● **WHAT YOU SHOULD DO**
With all pictures omitted, return verbatim the lines from the beginning of the records below through the line containing "['#4F81BD', '#C0504D', '#9BBB59', '#8064A2', '#4BACC6'];".

═════ RECORDS FOR PROCESSING ═════

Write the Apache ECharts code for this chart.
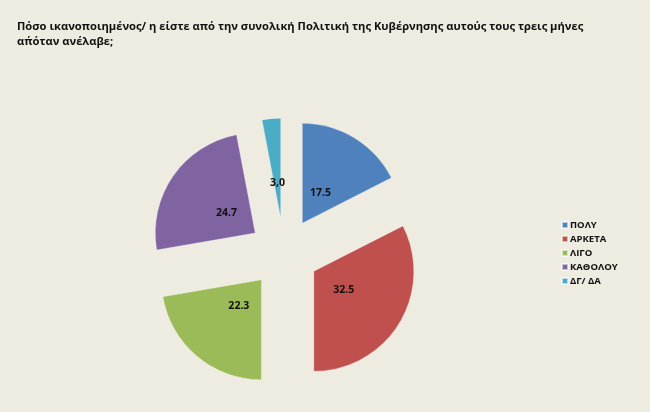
<!DOCTYPE html>
<html>
<head>
<meta charset="utf-8">
<script src="https://cdn.jsdelivr.net/npm/echarts@6/dist/echarts.min.js"></script>
<style>
html,body{margin:0;padding:0;background:#EEEBE1;}
#chart{width:650px;height:412px;}
</style>
</head>
<body>
<div id="chart"></div>
<script>
var titleText = 'Πόσο ικανοποιημένος/ η είστε από την συνολική Πολιτική της Κυβέρνησης αυτούς τους τρεις μήνες\nαπ΄όταν ανέλαβε;';
var categories = ['ΠΟΛΥ', 'ΑΡΚΕΤΑ', 'ΛΙΓΟ', 'ΚΑΘΟΛΟΥ', 'ΔΓ/ ΔΑ'];
var values = [17.5, 32.5, 22.3, 24.7, 3.0];
var valueLabels = ['17.5', '32.5', '22.3', '24.7', '3,0'];
var colors = ['#4F81BD', '#C0504D', '#9BBB59', '#8064A2', '#4BACC6'];

var chart = echarts.init(document.getElementById('chart'), null, {renderer: 'canvas'});
var font = '"Open Sans", "Noto Sans", sans-serif';

function makeData(transparent) {
  return categories.map(function (c, i) {
    return {
      name: c,
      value: values[i],
      selected: true,
      itemStyle: {color: transparent ? 'rgba(0,0,0,0)' : colors[i]}
    };
  });
}

var center = [284, 253];
chart.setOption({
  backgroundColor: '#EEEBE1',
  animation: false,
  color: colors,
  title: {
    text: titleText,
    left: 12,
    top: 14,
    textStyle: {fontFamily: font, fontSize: 11.2, fontWeight: 'bold', color: '#111', lineHeight: 15}
  },
  legend: {
    orient: 'vertical',
    left: 561,
    top: 219,
    padding: 0,
    data: categories,
    icon: 'rect',
    itemWidth: 6,
    itemHeight: 6,
    itemGap: 2,
    selectedMode: false,
    textStyle: {fontFamily: font, fontSize: 9.5, fontWeight: 'bold', color: '#111', lineHeight: 12, padding: [0, 0, 0, -3]}
  },
  series: [
    {
      type: 'pie',
      center: center,
      radius: [0, 100],
      startAngle: 90,
      clockwise: true,
      selectedMode: 'multiple',
      selectedOffset: 35,
      avoidLabelOverlap: false,
      emphasis: {disabled: true},
      itemStyle: {borderColor: 'rgba(255,255,255,0.6)', borderWidth: 0.5},
      select: {itemStyle: {borderColor: 'rgba(255,255,255,0.6)', borderWidth: 0.5}},
      label: {show: false},
      labelLine: {show: false},
      data: makeData(false),
      z: 2
    },
    {
      type: 'pie',
      center: center,
      radius: [0, 64],
      startAngle: 90,
      clockwise: true,
      selectedMode: 'multiple',
      selectedOffset: 35,
      avoidLabelOverlap: false,
      emphasis: {disabled: true},
      silent: true,
      itemStyle: {borderWidth: 0},
      select: {itemStyle: {borderWidth: 0, color: 'rgba(0,0,0,0)'}},
      label: {
        show: true,
        position: 'inside',
        fontFamily: font,
        fontSize: 10.5,
        fontWeight: 'bold',
        color: '#111',
        formatter: function (p) { return valueLabels[p.dataIndex]; }
      },
      labelLine: {show: false},
      data: makeData(true),
      z: 3
    }
  ]
});
</script>
</body>
</html>
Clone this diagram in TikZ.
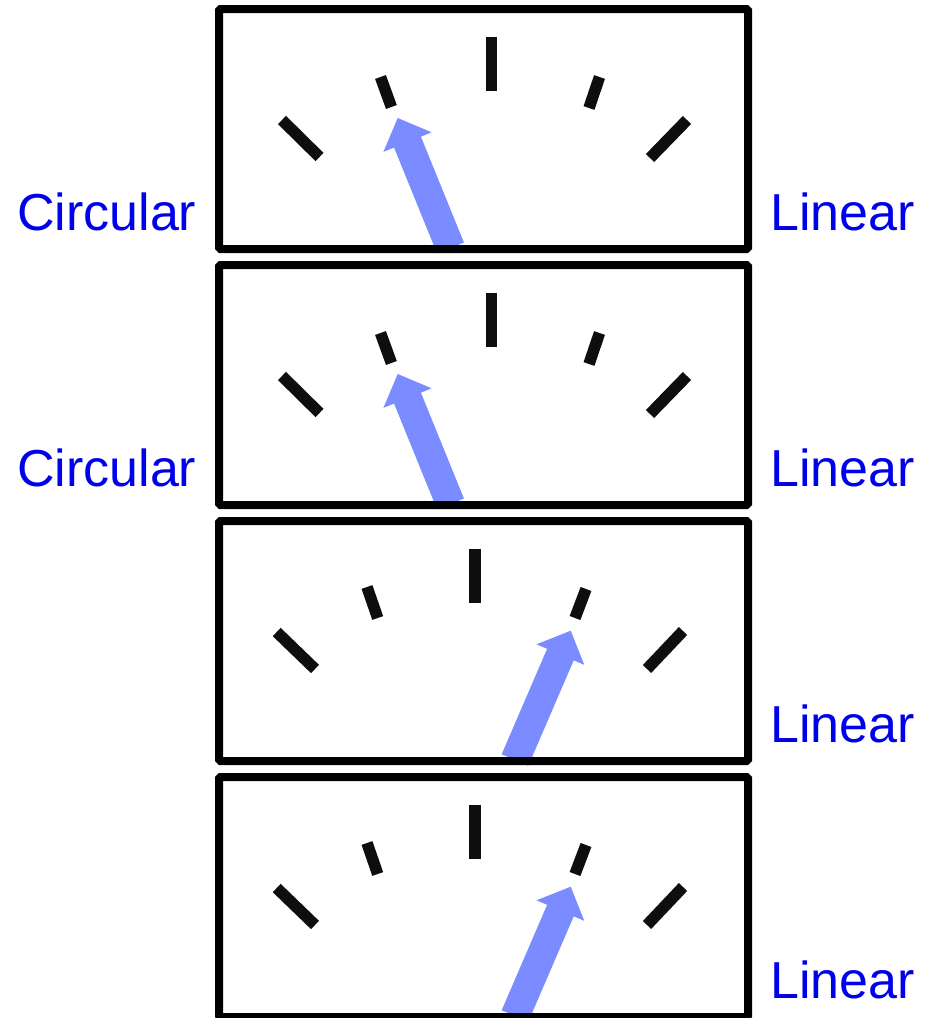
\documentclass[tikz,border=0pt]{standalone}
\usepackage{fontspec}
\setmainfont{Liberation Sans}
\usepackage{xcolor}
\usetikzlibrary{calc}

\definecolor{tickblack}{RGB}{14,14,14}
\definecolor{needleblue}{RGB}{122,140,255}
\definecolor{labelblue}{RGB}{0,0,235}

\begin{document}
\begin{tikzpicture}[x=1pt, y=-1pt,
  dialtick/.style={draw=tickblack, line width=11.5pt},
  dialframe/.style={draw=black, line width=8pt, rounded corners=1.5pt},
  needle/.style={fill=needleblue},
  dialname/.style={text=labelblue, font=\fontsize{52}{52}\selectfont, inner sep=0pt, anchor=base west}]
  % Canvas
  \fill[white] (0,0) rectangle (936,1018);
  \useasboundingbox (0,0) rectangle (936,1018);

  % Upper dials, needle on the left
  \foreach \yo in {0,256} {
    \begin{scope}[shift={(0,\yo)}]
      % Ticks
      \draw[dialtick] (491.5,37) -- (491.5,91);
      \draw[dialtick] (380.5,77) -- (391.4,107);
      \draw[dialtick] (282,120) -- (319.5,157);
      \draw[dialtick] (599.5,77) -- (589,108);
      \draw[dialtick] (687,120) -- (650,158);
      % Needle
      \coordinate (tip) at (397.7,118);
      \coordinate (base) at (450.5,248);
      \coordinate (neck) at ($(tip)!26pt!(base)$);
      \fill[needle] ($(base)!14.5pt!90:(tip)$) -- ($(neck)!14.5pt!90:(tip)$)
        -- ($(neck)!26pt!90:(tip)$) -- (tip) -- ($(neck)!26pt!-90:(tip)$)
        -- ($(neck)!14.5pt!-90:(tip)$) -- ($(base)!14.5pt!-90:(tip)$) -- cycle;
      % Frame and labels
      \draw[dialframe] (219,9) rectangle (748,249);
      \node[dialname] (circ) at (17,230) {Circular};
      \node[dialname] (lin) at (770,230) {Linear};
    \end{scope}
  }

  % Lower dials, needle on the right
  \foreach \yo in {512,768} {
    \begin{scope}[shift={(0,\yo)}]
      % Ticks
      \draw[dialtick] (475,37) -- (475,91);
      \draw[dialtick] (367,75) -- (377.7,106);
      \draw[dialtick] (276.7,120) -- (315,157);
      \draw[dialtick] (586,77) -- (575,106);
      \draw[dialtick] (683,119) -- (647,157);
      % Needle
      \coordinate (tip) at (570.7,118.7);
      \coordinate (base) at (515,248);
      \coordinate (neck) at ($(tip)!26pt!(base)$);
      \fill[needle] ($(base)!14.5pt!90:(tip)$) -- ($(neck)!14.5pt!90:(tip)$)
        -- ($(neck)!26pt!90:(tip)$) -- (tip) -- ($(neck)!26pt!-90:(tip)$)
        -- ($(neck)!14.5pt!-90:(tip)$) -- ($(base)!14.5pt!-90:(tip)$) -- cycle;
      % Frame and label
      \draw[dialframe] (219,9) rectangle (748,249);
      \node[dialname] (lin) at (770,230) {Linear};
    \end{scope}
  }
\end{tikzpicture}
\end{document}
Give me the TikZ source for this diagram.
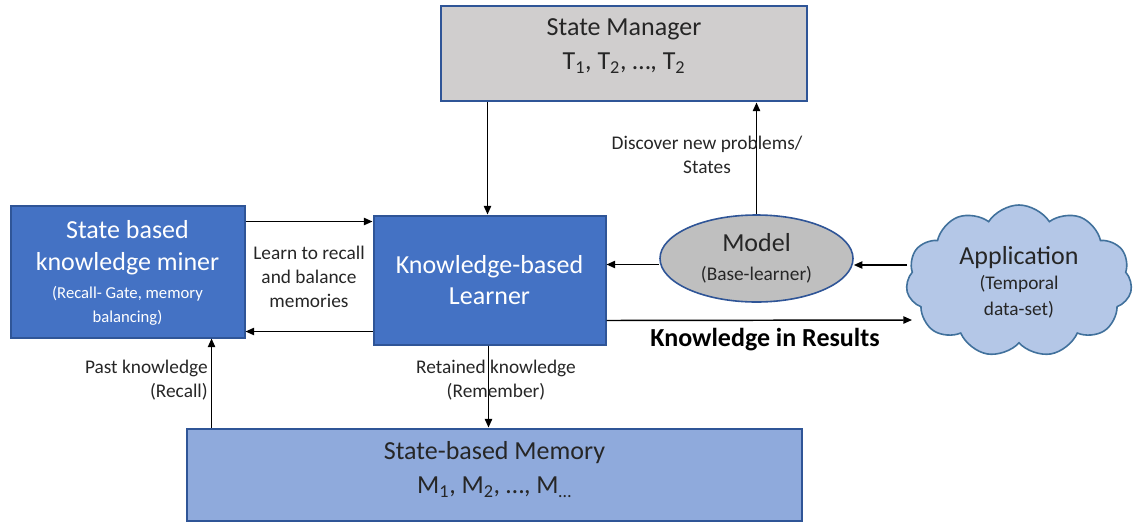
\documentclass[tikz,border=0pt]{standalone}
\usepackage{fontspec}
\setmainfont{Carlito}
\usetikzlibrary{shapes.geometric,shapes.symbols,arrows.meta,calc}
\newcommand\pxu{0.75pt}
\newcommand\bigf{\fontsize{19.5}{25.5}\selectfont}
\newcommand\subf{\fontsize{12.5}{18.5}\selectfont}
\newcommand\midf{\fontsize{14.5}{17.5}\selectfont}
\definecolor{boxblue}{HTML}{4472C4}
\definecolor{edgeblue}{HTML}{2F5597}
\definecolor{memblue}{HTML}{8FAADC}
\definecolor{mgrgray}{HTML}{D0CECE}
\definecolor{modgray}{HTML}{BFBFBF}
\definecolor{cloudblue}{HTML}{B4C7E7}
\definecolor{cloudedge}{HTML}{41719C}
\definecolor{txtgray}{HTML}{262626}
\tikzset{
  blk/.style={draw=edgeblue, line width=1.5pt, align=center, inner sep=2pt},
  arr/.style={-{Triangle[length=6.5pt,width=5.5pt]}, line width=1.1pt},
  lbl/.style={align=center, text=txtgray, inner sep=0pt, font=\fontsize{14.5}{18}\selectfont},
}
\begin{document}
\begin{tikzpicture}[x=\pxu, y=-\pxu]
\useasboundingbox (0,0) rectangle (1135,529);

% main blocks
\node[blk, fill=mgrgray, line width=2.2pt, minimum width=366*\pxu, minimum height=95*\pxu, text=txtgray, font=\bigf,
  text depth=14pt]
  (sm) at (624,53.5) {State Manager\\T\textsubscript{1}, T\textsubscript{2}, \dots, T\textsubscript{2}};

\node[blk, fill=boxblue, minimum width=234*\pxu, minimum height=132*\pxu, text=white, font=\fontsize{19.5}{24}\selectfont,
  text depth=0pt]
  (miner) at (127.5,271.5) {State based\\knowledge miner\\[-3pt]\subf (Recall- Gate, memory\\[-5.5pt]\subf balancing)};

\node[blk, fill=boxblue, minimum width=232*\pxu, minimum height=129*\pxu, text=white, font=\fontsize{19.5}{23}\selectfont]
  (learner) at (489.5,280) {Knowledge-based\\Learner};

\node[ellipse, draw=edgeblue, line width=1.2pt, fill=modgray, minimum width=193*\pxu, minimum height=87*\pxu,
  align=center, inner sep=0pt, text=txtgray, font=\fontsize{19.5}{22}\selectfont]
  (model) at (756.5,258.5) {Model\\\midf (Base-learner)};

\node[cloud, cloud puffs=11, cloud puff arc=115, aspect=1.45, draw=cloudedge, line width=1.2pt, fill=cloudblue,
  minimum width=226*\pxu, minimum height=152*\pxu, align=center, inner sep=0pt, text=txtgray,
  font=\fontsize{19.5}{21}\selectfont, text depth=0pt]
  (cloud) at (1019,281) {Application\\[-2pt]\midf (Temporal\\[-1.5pt]\midf data-set)};

\node[blk, fill=memblue, line width=2.2pt, minimum width=615*\pxu, minimum height=92*\pxu, text=txtgray, font=\bigf,
  text depth=12pt]
  (mem) at (494.5,475) {State-based Memory\\M\textsubscript{1}, M\textsubscript{2}, \dots, M\textsubscript{\dots}};

% connectors
\coordinate (s1) at ([xshift=-2*\pxu]sm.south -| learner.north);
\draw[arr] (s1) -- (s1 |- learner.north);
\draw[arr] (model.north) -- (model.north |- sm.south);
\coordinate (a1) at ([yshift=-17*\pxu]miner.north east);
\draw[arr] (a1) -- (a1 -| learner.west);
\coordinate (a2) at ([yshift=14*\pxu]learner.south west);
\draw[arr] (a2) -- (a2 -| miner.east);
\coordinate (a3) at ([yshift=-6*\pxu]model.west);
\draw[arr] (a3) -- (a3 -| learner.east);
\coordinate (c1) at (907,265);
\draw[arr] (c1) -- (c1 -| model.east);
\coordinate (a4) at ([yshift=25*\pxu]learner.south east);
\coordinate (c2) at (912,320);
\draw[arr] (a4) -- (c2);
\coordinate (a5) at ([xshift=26*\pxu]mem.north west);
\draw[arr] (a5) -- (a5 |- miner.south);
\coordinate (a6) at ([xshift=-1*\pxu]learner.south);
\draw[arr] (a6) -- (a6 |- mem.north);

% connector labels
\node[lbl] (l1) at (707,155) {Discover new problems/\\States};
\node[lbl] (l2) at (309,277) {Learn to recall\\and balance\\memories};
\node[lbl, text=black, font=\bfseries\fontsize{19.5}{22}\selectfont] (l3) at (765,340) {Knowledge in Results};
\node[lbl, align=right, anchor=east] (l4) at (208,380) {Past knowledge\\(Recall)};
\node[lbl] (l5) at (496,380) {Retained knowledge\\(Remember)};
\end{tikzpicture}
\end{document}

═════

● **THE COMPLETED TASK**
Write the Apache ECharts code for this chart.
<!DOCTYPE html>
<html>
<head>
<meta charset="utf-8">
<script src="https://cdn.jsdelivr.net/npm/echarts@6/dist/echarts.min.js"></script>
<style>
html,body{margin:0;padding:0;background:#EEEBE1;}
#chart{width:650px;height:412px;}
</style>
</head>
<body>
<div id="chart"></div>
<script>
var titleText = 'Πόσο ικανοποιημένος/ η είστε από την συνολική Πολιτική της Κυβέρνησης αυτούς τους τρεις μήνες\nαπ΄όταν ανέλαβε;';
var categories = ['ΠΟΛΥ', 'ΑΡΚΕΤΑ', 'ΛΙΓΟ', 'ΚΑΘΟΛΟΥ', 'ΔΓ/ ΔΑ'];
var values = [17.5, 32.5, 22.3, 24.7, 3.0];
var valueLabels = ['17.5', '32.5', '22.3', '24.7', '3,0'];
var colors = ['#4F81BD', '#C0504D', '#9BBB59', '#8064A2', '#4BACC6'];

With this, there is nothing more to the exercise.